Von Whistleblowern und Hinweisgebern

Wer (immer noch empfehlenswert) die regelmäßige Lektüre guter Tageszeitungen pflegt, wird immer häufiger auf Informationen zu EU-Richtlinien stoßen. Dies kann (und sollte hin und wieder) Anlass zu vertiefenden Explorationen sein. Versuchen wir es einmal mit dem folgenden Beispiel:

„Dabei zeigt sich in Europa die Wirkung der seit Dezember 2020 geltenden Richtlinie zum Schutz von Hinweisgebern, die Unternehmen und der öffentlichen Hand das Einrichten von Meldekanälen vorschreibt.“

Marcus Jung, Zäher Umgang mit Hinweisgebern, FAZ 22. Mai 2024, S. 16

Wo könnte da die Präzisierungs- und Ergänzungsarbeit ansetzen?

Zuerst beim Datum. Es ist richtig, dass Richtlinien ein Datum des Inkrafttretens haben.
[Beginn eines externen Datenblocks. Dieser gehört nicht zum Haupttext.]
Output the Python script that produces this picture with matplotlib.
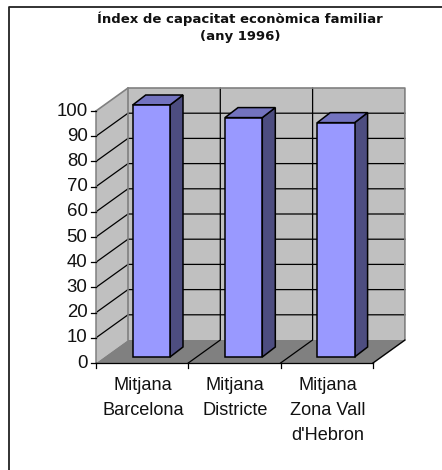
import matplotlib
matplotlib.use('Agg')
import matplotlib.pyplot as plt
from matplotlib.patches import Polygon

categories = ['Mitjana\nBarcelona', 'Mitjana\nDistricte', 'Mitjana\nZona Vall\nd\'Hebron']
values = [100, 95, 93]
yticks = list(range(0, 101, 10))
title = 'Índex de capacitat econòmica familiar\n(any 1996)'

plt.rcParams['font.family'] = ['Liberation Sans', 'DejaVu Sans']

W, H = 442, 470
# front plot corner in pixels and scale of the two axes
x0_px, y0_px = 96, 363
cat_px, val_px = 92.3, 2.52

# depth of the box and the bars, in data units
DX, DY = 32 / cat_px, 23 / val_px
BDX, BDY = 13 / cat_px, 10 / val_px
FRONT_DX, FRONT_DY = 8.3 / cat_px, 6 / val_px
BAR_L, BAR_W = 28.4 / cat_px, 37.3 / cat_px

fig = plt.figure(figsize=(W / 100, H / 100), dpi=100)
ax = fig.add_axes([0, 0, 1, 1])
ax.set_xlim(-x0_px / cat_px, (W - x0_px) / cat_px)
ax.set_ylim(-(H - y0_px) / val_px, y0_px / val_px)
ax.axis('off')

n = len(values)
ymax = yticks[-1]


def poly(pts, fc, ec='none', lw=0, z=1):
    ax.add_patch(Polygon(pts, closed=True, fc=fc, ec=ec, lw=lw, zorder=z, joinstyle='miter'))


def to_x(px):
    return (px - x0_px) / cat_px


def to_y(px):
    return (y0_px - px) / val_px


# chart frame, cut by the image on the right and at the bottom
ax.plot([to_x(8.5), to_x(8.5), to_x(W)], [to_y(H), to_y(7.5), to_y(7.5)], color='#222222', lw=1.3, zorder=1)

# walls and floor
poly([(0, 0), (DX, DY), (DX, ymax + DY), (0, ymax)], '#c0c0c0')
poly([(DX, DY), (n + DX, DY), (n + DX, ymax + DY), (DX, ymax + DY)], '#c0c0c0')
poly([(0, 0), (n, 0), (n + DX, DY), (DX, DY)], '#808080')

# gridlines
for t in yticks[1:-1]:
    ax.plot([0, DX, n + DX], [t, t + DY, t + DY], color='black', lw=0.9, zorder=2)
for i in range(1, n):
    ax.plot([i, i + DX, i + DX], [0, DY, ymax + DY], color='black', lw=0.9, zorder=2)
# grey wall edges
ax.plot([0, DX, n + DX, n + DX, n], [ymax, ymax + DY, ymax + DY, DY, 0], color='#808080', lw=1.2, zorder=2)
ax.plot([DX, DX], [DY, ymax + DY], color='#808080', lw=1.2, zorder=2)
ax.plot([n, n + DX], [0, DY], color='black', lw=0.9, zorder=2)

# bars
for i, v in enumerate(values):
    l = i + BAR_L + FRONT_DX
    r = l + BAR_W
    b = FRONT_DY
    t = v + FRONT_DY
    poly([(r, b), (r + BDX, b + BDY), (r + BDX, t + BDY), (r, t)], '#4d4d80', 'black', 1.1, 3)
    poly([(l, t), (r, t), (r + BDX, t + BDY), (l + BDX, t + BDY)], '#7373bf', 'black', 1.1, 3)
    poly([(l, b), (r, b), (r, t), (l, t)], '#9999ff', 'black', 1.1, 4)

# axis lines, ticks and labels
tick_x = 5 / cat_px
tick_y = 5 / val_px
ax.plot([0, 0], [0, ymax], color='#808080', lw=1.1, zorder=5)
ax.plot([0, n], [0, 0], color='black', lw=0.9, zorder=5)
for t in yticks:
    ax.plot([-tick_x, 0], [t, t], color='black', lw=0.9, zorder=5)
    ax.text(to_x(87.5), t, str(t), ha='right', va='center', fontsize=13.4, color='#111111')
for i in range(n + 1):
    ax.plot([i, i], [0, -tick_y], color='black', lw=0.9, zorder=5)
for i, c in enumerate(categories):
    ax.text(i + 0.51, to_y(377.5), c, ha='center', va='top', fontsize=13.1, linespacing=1.58, color='#111111')

ax.text(to_x(240), to_y(12), title, ha='center', va='top', fontsize=9.5, fontweight='bold',
        family='DejaVu Sans', linespacing=1.35, color='#111111')

fig.savefig('out.png', dpi=100)
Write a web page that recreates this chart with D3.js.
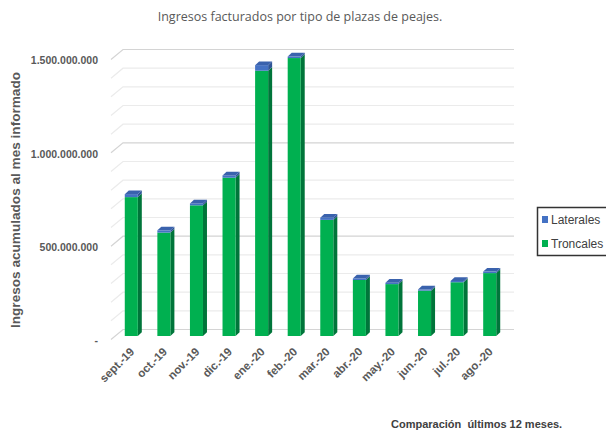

Dazu sagt Art. 28 der Richtlinie (EU) 2019/1937 des Europäischen Parlaments und des Rates vom 23. Oktober 2019 zum Schutz von Personen, die Verstöße gegen das Unionsrecht melden:

Diese Richtlinie tritt am zwanzigsten Tag nach ihrer Veröffentlichung im Amtsblatt der Europäischen Union in Kraft.

Daneben gibt es aber noch ein zweites Datum. Dieses legt fest, bis wann die Mitgliedsstaaten die Richtlinie in nationales Recht umzusetzen haben. Dazu sagt Art. 26 Abs. 1:

Die Mitgliedstaaten setzen die Rechts- und Verwaltungsvorschriften in Kraft, die erforderlich sind, um dieser Richtlinie bis zum 17. Dezember 2021 nachzukommen.

Betrachtet man diese Sachlage, so wird erkennbar, dass die Richtlinie den Mitgliedsstaaten etwas vorschreibt, nicht aber den „Unternehmen und der öffentlichen Hand“. Der Richtlinien-„Befehl“ legt also den Mitgliedsstaaten die Verpflichtung auf, im nationalen Recht die Regelungen der Richtlinie zu den Meldekanälen so auszugestalten wie die Richtlinie dies vorsieht. Dabei ist dann noch zu beachten, dass (entgegen dem Ausgangszitat) die Richtlinie nicht dazu verpflichtet, für alle Unternehmen eine Pflicht zur Einrichtung interner Meldekanäle einzuführen. Das ergibt sich aus Art. 26 Abs. 2:

Abweichend von Absatz 1 setzen die Mitgliedstaaten hinsichtlich juristischer Personen mit 50 bis 249 Arbeitnehmern bis zum 17. Dezember 2023 die Rechts- und Verwaltungsvorschriften in Kraft, die erforderlich sind, um der Verpflichtung nach Artikel 8 Absatz 3, interne Meldekanäle einzurichten, nachzukommen.

Mittlerweile ist der deutsche Gesetzgeber der Verpflichtung aus der Richtlinie – wenn auch verspätet – mit dem Gesetz für einen besseren Schutz hinweisgebender Personen sowie zur Umsetzung der Richtlinie zum Schutz von Personen, die Verstöße gegen das Unionsrecht melden nachgekommen.